Joseph Conrad famously described a journey through Africa as a voyage to “the heart of darkness”, Sarah Elder took a similar pilgrimage but came back instead with visions of light and heat and vivid colour. Hers is a style which communicates the very spirit of the country she paints, capturing not only the heat and the dust, but also the energy and culture.
She recently won The BBC Wildlife Artist of the Year 2009 Visions of Nature Award. Sky TV also recently did a feature on her sporting pictures.
She has shown in solo and joint exhibitions regularly over the past twenty years, her much sought after paintings hanging in public and private collections throughout the world. She has also illustrated several books on Africa.
“Having grown up in Fiji and then the Kent countryside I have drawn inspiration from the landscapes, animals, and people I have encountered, both in the UK and on my journeys abroad.
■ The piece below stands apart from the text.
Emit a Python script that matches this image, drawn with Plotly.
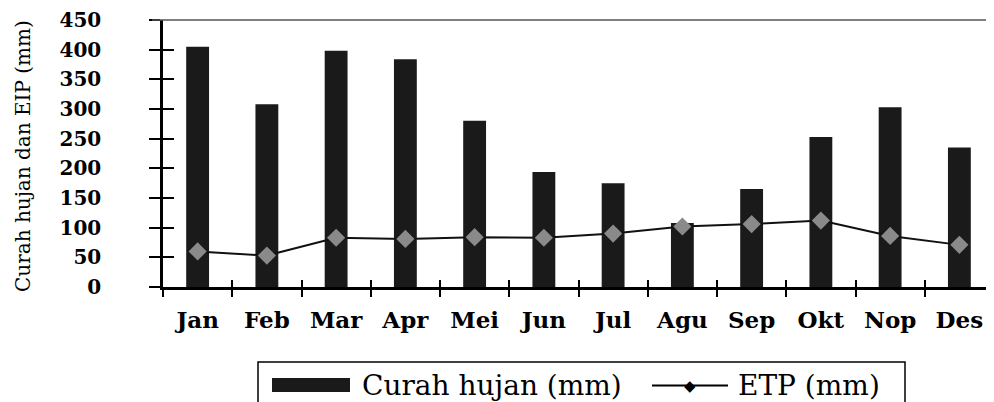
import plotly.graph_objects as go

months = ["Jan", "Feb", "Mar", "Apr", "Mei", "Jun", "Jul", "Agu", "Sep", "Okt", "Nop", "Des"]
curah_hujan = [405, 308, 398, 384, 280, 194, 175, 108, 165, 253, 303, 235]
etp = [60, 53, 83, 81, 84, 83, 90, 102, 106, 112, 86, 71]
y_ticks = [0, 50, 100, 150, 200, 250, 300, 350, 400, 450]

# the page body has an 8px default margin, so the figure is sized/placed to compensate
OFF = 8
W, H = 994 - OFF, 402 - OFF
ML, MR, MT = 163 - OFF, 0, 20 - OFF
MB = H - (287 - OFF)
PW, PH = W - ML - MR, H - MT - MB


def px(x):
    """reference page x (pixels) -> paper coordinate"""
    return (x - OFF - ML) / PW


def py(y):
    """reference page y (pixels) -> paper coordinate"""
    return (H - MB - (y - OFF)) / PH


SERIF = "DejaVu Serif"

fig = go.Figure()
fig.add_trace(go.Bar(
    x=months, y=curah_hujan, name="Curah hujan (mm)",
    marker=dict(color="#1a1a1a", line=dict(width=0)), width=0.33,
    showlegend=False,
))
fig.add_trace(go.Scatter(
    x=months, y=etp, name="ETP (mm)", mode="lines+markers",
    line=dict(color="#111111", width=2),
    marker=dict(symbol="diamond", size=14, color="#8a8a8a", line=dict(width=0)),
    showlegend=False,
))
# invisible helper trace so the overlay axes (crossing ticks) are drawn
fig.add_trace(go.Scatter(x=[None], y=[None], xaxis="x2", yaxis="y2",
                         showlegend=False, hoverinfo="skip"))

fig.update_layout(
    width=W, height=H,
    margin=dict(l=ML, r=MR, t=MT, b=MB, pad=0, autoexpand=False),
    paper_bgcolor="white", plot_bgcolor="white",
    xaxis=dict(
        type="category", range=[-0.5, 11.5], tickson="boundaries",
        ticks="outside", ticklen=7, tickwidth=2, tickcolor="black",
        showline=True, linecolor="black", linewidth=2.5,
        showgrid=False, zeroline=False, automargin=False,
        tickfont=dict(family=SERIF, size=23, color="black", weight="bold"),
        ticklabelstandoff=11, ticklabeloverflow="allow",
    ),
    yaxis=dict(
        range=[0, 450], tickvals=y_ticks,
        ticks="outside", ticklen=11, tickwidth=2, tickcolor="black",
        showline=True, linecolor="black", linewidth=2.5,
        showgrid=False, zeroline=False, automargin=False,
        tickfont=dict(family=SERIF, size=20, color="black", weight="bold"),
        ticklabelstandoff=44, ticklabeloverflow="allow",
    ),
    xaxis2=dict(
        overlaying="x", anchor="y", range=[-0.5, 11.5],
        tickvals=[i + 0.5 for i in range(-1, 12)],
        ticks="inside", ticklen=7, tickwidth=2, tickcolor="black",
        showticklabels=False, showline=False, showgrid=False, zeroline=False,
    ),
    yaxis2=dict(
        overlaying="y", anchor="x", range=[0, 450], tickvals=y_ticks,
        ticks="inside", ticklen=11, tickwidth=2, tickcolor="black",
        showticklabels=False, showline=False, showgrid=False, zeroline=False,
    ),
    showlegend=False,
)

# top border line of the plot area
fig.add_shape(type="line", xref="paper", yref="paper", x0=px(152), x1=1, y0=1, y1=1,
              line=dict(color="#555555", width=1.5))

# y axis title
fig.add_annotation(
    text="Curah hujan dan EIP (mm)", textangle=-90,
    xref="paper", yref="paper", x=px(23), y=py(156),
    xanchor="center", yanchor="middle", showarrow=False,
    font=dict(family=SERIF, size=20, color="black"),
)

# legend (drawn by hand to match the wide swatch of the original)
fig.add_shape(type="rect", xref="paper", yref="paper",
              x0=px(258), x1=px(905), y0=py(430), y1=py(362),
              line=dict(color="black", width=1.5), fillcolor="white", layer="below")
fig.add_shape(type="rect", xref="paper", yref="paper",
              x0=px(272), x1=px(350), y0=py(392), y1=py(378),
              line=dict(width=0), fillcolor="#1a1a1a")
fig.add_annotation(text="Curah hujan (mm)", xref="paper", yref="paper",
                   x=px(360), y=py(385), xanchor="left", yanchor="middle",
                   showarrow=False, font=dict(family=SERIF, size=28, color="black"))
fig.add_shape(type="line", xref="paper", yref="paper",
              x0=px(652), x1=px(728), y0=py(385.5), y1=py(385.5),
              line=dict(color="black", width=2))
fig.add_annotation(text="\u25c6", xref="paper", yref="paper",
                   x=px(690), y=py(385.5), xanchor="center", yanchor="middle",
                   showarrow=False, font=dict(family="DejaVu Sans", size=15, color="black"))
fig.add_annotation(text="ETP (mm)", xref="paper", yref="paper",
                   x=px(736), y=py(385), xanchor="left", yanchor="middle",
                   showarrow=False, font=dict(family=SERIF, size=28, color="black"))

fig.write_html("out.html")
I have travelled and painted extensively throughout the world, soaking up and embracing the atmosphere, colours and culture of these (sometimes distant) lands. To be sketching and painting in the remote regions of Himalayas, the African bush, a village in Rajasthan, a Moroccan souk or on a Tuscan hillside, (to name but a few places) is my idea of heaven. I want to communicate the atmosphere, movement and the spirit of the scene before me; be it a or a vignette of everyday life, a cheetah dashing past, warthogs disappearing into the distance, or field of lavender. I work on many different materials, many collected on my travels and use oils, watercolours, local earths, pigments, and charcoal collected from the fires.
With animals, the thrill of the speed has inspired me to capture and concentrate on the movement of the animal in action, be it the thundering of hooves, the power, strength and agility of a dog or cheetah, or the dash of a hare or warthog”.